Wednesday 27 January 2021

REPORTING FOR RADIO


Radio is oldest news medium, after print media and radios accessible to wider sections of the society. Even people who cannot read or who are staying remote part of the country can access radio news. It is available in villages as well as in cities. 

According to UNESCO It is “the mass medium that reaches the widest audience in the world”. Compared to newspapers and television, radio is inexpensive to produce and distribute. it is also the easiest form of broadcasting to produce. Anyone with an ability to talk can take part in a radio broadcast. 

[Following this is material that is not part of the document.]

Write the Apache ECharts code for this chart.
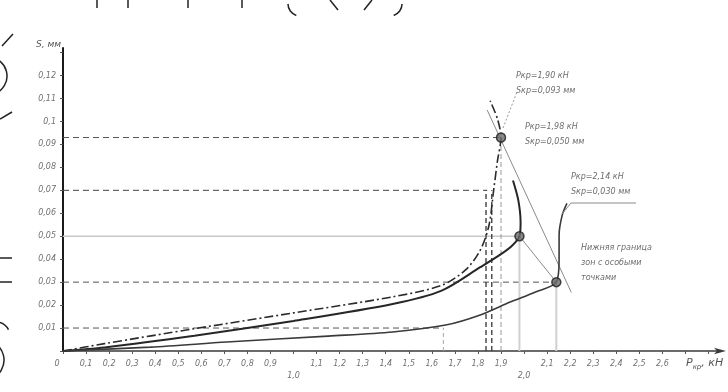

It can transmit on a local level, in regional language, addressing issues of importance to local listeners. It can be interactive using telephone or SMS. However, the radio newscast is consumed sequentially.  So the stories in a radio newscast need to be chosen and made to be interesting to a significant number of listeners.

 In radio, a complete story is called ‘wrap’ and its duration varies from 30 second to 90 seconds.  It includes of the reporter’s narration, also called “track,” and often includes sound bites and natural sound, sound that occurs naturally on location. 

Radio news listeners are hardly, attentive. Usually, people listen to radio while doing something else. The radio listeners are often driving, working, or engaged in some task other than absorbing the latest news. Hence radio news stories are told in familiar words combined into sentences, which run at comfortable lengths in a conversational style

The radio news writing style includes the choice of simple words with short declarative sentences,     Clarity in both sentence length and word choice is important in radio news reporting. Sentences must be crisp and short. Since the listeners have no opportunity to go back and hear it again. Sentences in a radio news story generally contain just one idea and do not contain multiple clauses and internal clauses. Jargons or highly technical words are also avoided

  


  •  The script contains less information than a print story, so the picture building is very important. 
  •  The radio report with audio is an informative bulletin about current affairs and does not includes opinion. 
  •  The reporter speaks during the report – providing the voice-over. 
  •  The addition of various pieces of recorded material (known as audio clips, cuts, or sound bites) makes   the report more lively, authentic, and interesting. 
  •  Radio news is shorter than newspaper news and hence requires comprehension and filtration of facts while writing the news. 
  •  It focuses on the essence of the broadcast item to follow, avoiding too many facts and figures.
  •   The presenter uses basic storytelling principles.  
  •  The content of the lead-in should always have relevance and appeal for the listeners and it should not       double up on any of the information in the actual broadcast item.